Sun Microsystems has heard from a company concerned about the vetting process of Java and open source, a Sun official said on Wednesday.
Lawyers for the concerned company said they cannot be sure the results of the process are legally pure, said Patrick Curran, chair of the Java Community Process (JCP), during a panel session on open standards development at the QCon conference in San Francisco on Wednesday afternoon. The JCP serves as the process for updating Java standards. Curran would not name the company.
[ For more news from QCon, see "Ruby hailed as economic solution." ]
"There is concern that if you do your development work in a completely open source manner through something like OpenJDK, that it is possible something will slip into the source code base that has not been appropriately vetted," Curran said in an interview after the session. He described the issue as not a big deal but a concern.
Sun began open-sourcing Java two years ago.

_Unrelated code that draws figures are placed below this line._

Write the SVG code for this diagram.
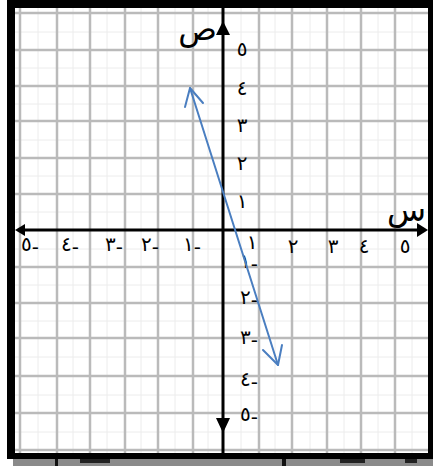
<svg xmlns="http://www.w3.org/2000/svg" width="433" height="466" viewBox="0 0 433 466">
<style>
.grid line{stroke:#bababa;stroke-width:2.5}
.minor line{stroke:#ececec;stroke-width:1}
.ax{stroke:#000;stroke-width:3;fill:none}
.lbl{font-family:"DejaVu Sans",sans-serif;font-size:20px;fill:#000;direction:ltr;unicode-bidi:bidi-override}
.big{font-family:"DejaVu Sans",sans-serif;font-size:32px;fill:#000}
.blue{stroke:#4a7ec0;stroke-width:2;fill:none;stroke-linecap:round;stroke-linejoin:round}
</style>
<rect x="0" y="0" width="433" height="466" fill="#fff"/>
<g id="grid">
<g class="minor">
<line x1="38" y1="8" x2="38" y2="453"/><line x1="73" y1="8" x2="73" y2="453"/><line x1="107" y1="8" x2="107" y2="453"/><line x1="141" y1="8" x2="141" y2="453"/><line x1="175" y1="8" x2="175" y2="453"/><line x1="208" y1="8" x2="208" y2="453"/><line x1="241" y1="8" x2="241" y2="453"/><line x1="275" y1="8" x2="275" y2="453"/><line x1="310" y1="8" x2="310" y2="453"/><line x1="344" y1="8" x2="344" y2="453"/><line x1="378" y1="8" x2="378" y2="453"/><line x1="412" y1="8" x2="412" y2="453"/>
<line x1="15" y1="32" x2="428" y2="32"/><line x1="15" y1="68" x2="428" y2="68"/><line x1="15" y1="104" x2="428" y2="104"/><line x1="15" y1="140" x2="428" y2="140"/><line x1="15" y1="176" x2="428" y2="176"/><line x1="15" y1="212" x2="428" y2="212"/><line x1="15" y1="249" x2="428" y2="249"/><line x1="15" y1="285" x2="428" y2="285"/><line x1="15" y1="321" x2="428" y2="321"/><line x1="15" y1="357" x2="428" y2="357"/><line x1="15" y1="395" x2="428" y2="395"/><line x1="15" y1="432" x2="428" y2="432"/>
</g>
<g class="grid">
<line x1="20" y1="8" x2="20" y2="453"/><line x1="57" y1="8" x2="57" y2="453"/><line x1="90" y1="8" x2="90" y2="453"/><line x1="125" y1="8" x2="125" y2="453"/><line x1="158" y1="8" x2="158" y2="453"/><line x1="193" y1="8" x2="193" y2="453"/><line x1="259" y1="8" x2="259" y2="453"/><line x1="292" y1="8" x2="292" y2="453"/><line x1="327" y1="8" x2="327" y2="453"/><line x1="361" y1="8" x2="361" y2="453"/><line x1="395" y1="8" x2="395" y2="453"/>
<line x1="15" y1="13" x2="428" y2="13"/><line x1="15" y1="50" x2="428" y2="50"/><line x1="15" y1="86" x2="428" y2="86"/><line x1="15" y1="121" x2="428" y2="121"/><line x1="15" y1="158" x2="428" y2="158"/><line x1="15" y1="194" x2="428" y2="194"/><line x1="15" y1="267" x2="428" y2="267"/><line x1="15" y1="303" x2="428" y2="303"/><line x1="15" y1="338" x2="428" y2="338"/><line x1="15" y1="376" x2="428" y2="376"/><line x1="15" y1="413" x2="428" y2="413"/><line x1="15" y1="450" x2="428" y2="450"/>
</g>
</g>
<g id="axes">
<line class="ax" x1="22" y1="230" x2="420" y2="230"/>
<line class="ax" x1="223" y1="8" x2="223" y2="453"/>
<polygon points="15,230 25,224 25,236" fill="#000"/>
<polygon points="428,230 417,223 417,237" fill="#000"/>
<polygon points="223,21 216,35 230,35" fill="#000"/>
<polygon points="223,433 216,418 230,418" fill="#000"/>
</g>
<g id="axis-titles">
<text class="big" x="217" y="40" text-anchor="end">ص</text>
<text class="big" x="426" y="221" font-size="26" text-anchor="end">س</text>
</g>
<g id="y-labels">
<text class="lbl" x="242" y="56" text-anchor="middle">٥</text>
<text class="lbl" x="242" y="95" text-anchor="middle">٤</text>
<text class="lbl" x="242" y="132" text-anchor="middle">٣</text>
<text class="lbl" x="242" y="170" text-anchor="middle">٢</text>
<text class="lbl" x="242" y="208" text-anchor="middle">١</text>
<text class="lbl" x="258" y="268" text-anchor="end">١<tspan dy="3">-</tspan></text>
<text class="lbl" x="258" y="304" text-anchor="end">٢<tspan dy="3">-</tspan></text>
<text class="lbl" x="258" y="344" text-anchor="end">٣<tspan dy="3">-</tspan></text>
<text class="lbl" x="258" y="386" text-anchor="end">٤<tspan dy="3">-</tspan></text>
<text class="lbl" x="258" y="421" text-anchor="end">٥<tspan dy="3">-</tspan></text>
</g>
<g id="x-labels">
<text class="lbl" x="252" y="249" text-anchor="middle">١</text>
<text class="lbl" x="293" y="253" text-anchor="middle">٢</text>
<text class="lbl" x="333" y="253" text-anchor="middle">٣</text>
<text class="lbl" x="364" y="253" text-anchor="middle">٤</text>
<text class="lbl" x="405" y="253" text-anchor="middle">٥</text>
<text class="lbl" x="30" y="251" text-anchor="middle">٥<tspan dy="3">-</tspan></text>
<text class="lbl" x="70" y="251" text-anchor="middle">٤<tspan dy="3">-</tspan></text>
<text class="lbl" x="114" y="251" text-anchor="middle">٣<tspan dy="3">-</tspan></text>
<text class="lbl" x="150" y="251" text-anchor="middle">٢<tspan dy="3">-</tspan></text>
<text class="lbl" x="192" y="251" text-anchor="middle">١<tspan dy="3">-</tspan></text>
</g>
<g id="connectors">
<line class="blue" x1="190" y1="88" x2="278" y2="365"/>
<polyline class="blue" points="185,107 190,88 203,103"/>
<polyline class="blue" points="263,350 278,365 282,345"/>
</g>
<g id="frame">
<rect x="7" y="0" width="426" height="8" fill="#000"/>
<rect x="7" y="0" width="8" height="459" fill="#000"/>
<rect x="428" y="0" width="5" height="459" fill="#000"/>
<rect x="7" y="453" width="426" height="6" fill="#000"/>
<rect x="13" y="459" width="420" height="7" fill="#8a8a8a"/>
<rect x="55" y="459" width="3" height="7" fill="#111"/>
<rect x="80" y="459" width="30" height="4" fill="#222"/>
<rect x="282" y="459" width="4" height="7" fill="#111"/>
<rect x="340" y="459" width="25" height="4" fill="#222"/>
<rect x="405" y="459" width="12" height="4" fill="#222"/>
</g>
</svg>
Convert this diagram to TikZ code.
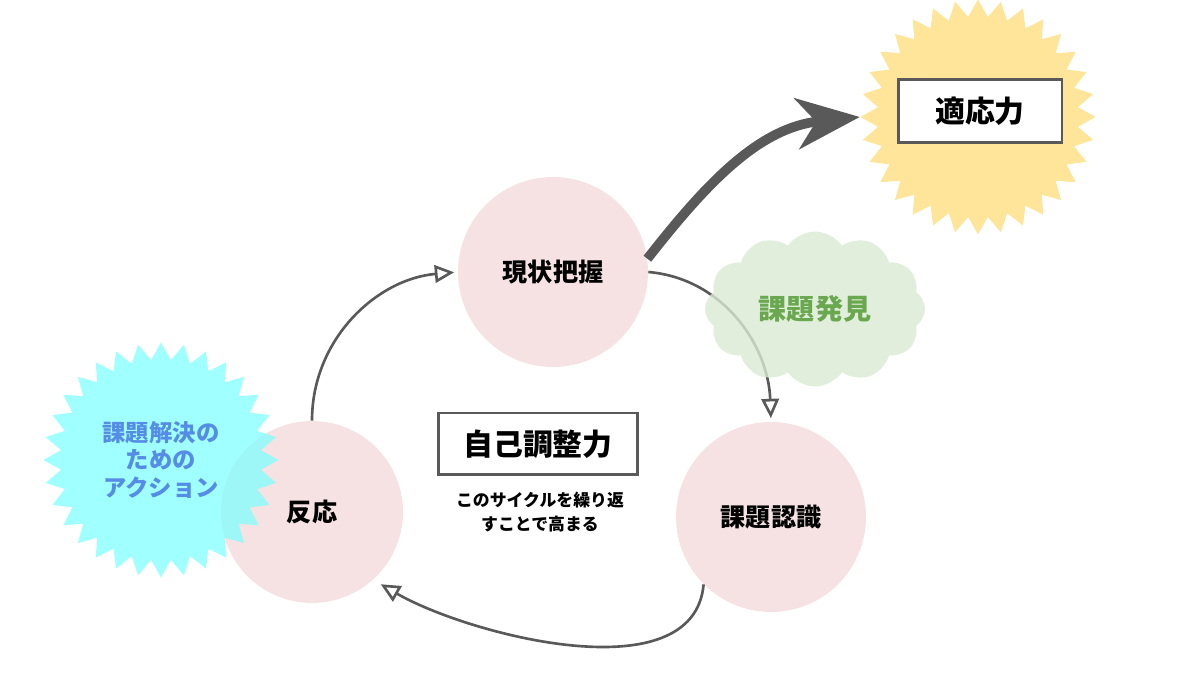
\documentclass[tikz,border=0pt]{standalone}
\usepackage{fontspec}
\setmainfont{Noto Sans CJK JP}
\usetikzlibrary{arrows.meta,shapes.symbols}

\definecolor{phasepink}{RGB}{246,226,226}
\definecolor{linegray}{RGB}{89,89,89}
\definecolor{sunyellow}{RGB}{255,229,153}
\definecolor{actioncyan}{RGB}{128,255,255}
\definecolor{actionblue}{RGB}{85,140,230}
\definecolor{cloudgreen}{RGB}{217,234,211}
\definecolor{findgreen}{RGB}{106,168,79}

\begin{document}
\begin{tikzpicture}
  [x=0.02cm,y=0.02cm,
   phase/.style={circle,fill=phasepink,minimum size=3.8cm,font=\bfseries\fontsize{14.3}{17}\selectfont},
   burst/.style={starburst,starburst points=32,starburst point height=0.34cm,random starburst=0,minimum size=4.7cm,inner sep=0pt},
   titlebox/.style={draw=linegray,line width=1.7pt,fill=white,inner sep=0pt},
   cycarrow/.style={draw=linegray,line width=1.5pt,-{Triangle[open,length=11pt,width=10pt]}}]
  \useasboundingbox (0,0) rectangle (1200,675);

  % adaptability
  \node[burst,fill=sunyellow] (sun) at (978,558) {};
  \node[titlebox,minimum width=3.28cm,minimum height=1.26cm,font=\bfseries\fontsize{17}{20}\selectfont] (adapt) at (980,564) {適応力};

  % the cycle
  \node[phase] (gen) at (553,403) {現状把握};
  \node[phase] (rec) at (771,158) {課題認識};
  \node[phase,minimum size=3.64cm] (resp) at (312,163) {反応};

  \node[titlebox,minimum width=4cm,minimum height=1.24cm,font=\bfseries\fontsize{17}{20}\selectfont] (self) at (538,231) {自己調整力};
  \node[align=center,font=\bfseries\fontsize{9.6}{13.6}\selectfont] (note) at (540,163) {このサイクルを繰り返\\すことで高まる};

  \foreach \from/\to/\o/\i/\s/\l in {resp.north/gen.west/90/185/2pt/1,gen.east/rec.north/-5/92/2pt/1,rec.225/resp.-48/-95/-30/5pt/0.85}
    \draw[cycarrow,shorten >=\s] (\from) to[out=\o,in=\i,looseness=\l] (\to);

  \draw[linegray,line width=5.5pt,-{Stealth[length=36pt,width=29pt,inset=11pt]}] (gen.8) to[out=52,in=186] (sun.west);

  % findings and actions
  \node[cloud,cloud puffs=12,cloud puff arc=110,aspect=1.4,fill=cloudgreen,fill opacity=0.8,text opacity=1,
        minimum width=4.4cm,minimum height=3.1cm,text=findgreen,font=\bfseries\fontsize{16}{19}\selectfont] (find) at (815,366) {課題発見};
  \node[burst,fill=actioncyan,fill opacity=0.75,text opacity=1,align=center,text=actionblue,
        font=\bfseries\fontsize{13.3}{15.6}\selectfont] (action) at (161,215) {課題解決の\\ための\\アクション};
\end{tikzpicture}
\end{document}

Also during the panel session, Spring Framework founder Rod Johnson said that as a member of the JCP executive committee, he plans to push for openness in the Java standardization process.
"There may be times when that needs to be deviated from, but I would like that to be the starting point," said Johnson, who is CEO of SpringSource. Johnson was elected to the committee several weeks ago for a two-year term, he said.
Johnson stressed community involvement in Java. "I think that it's too easy just to blame Sun for the fact that the community doesn't participate more," he said. Openness does not really work without participation, he said.
Elsewhere in the JCP, Curran said all work on Java Platform, Standard Edition 7 will be done by the Java Development Kit community in an open source manner.
Also on tap from the JCP are collaboration tools for better communication in the Java standards development process. "We are going to roll out some stuff on jcp.org, which is in forums and so on, to make it a little easier for expert groups to communicate amongst themselves and between themselves and the general membership," Curran said.
There has been concern that expert groups have been operating behind closed doors, Curran said. The tools are currently in a beta form and are due in a couple months, he said.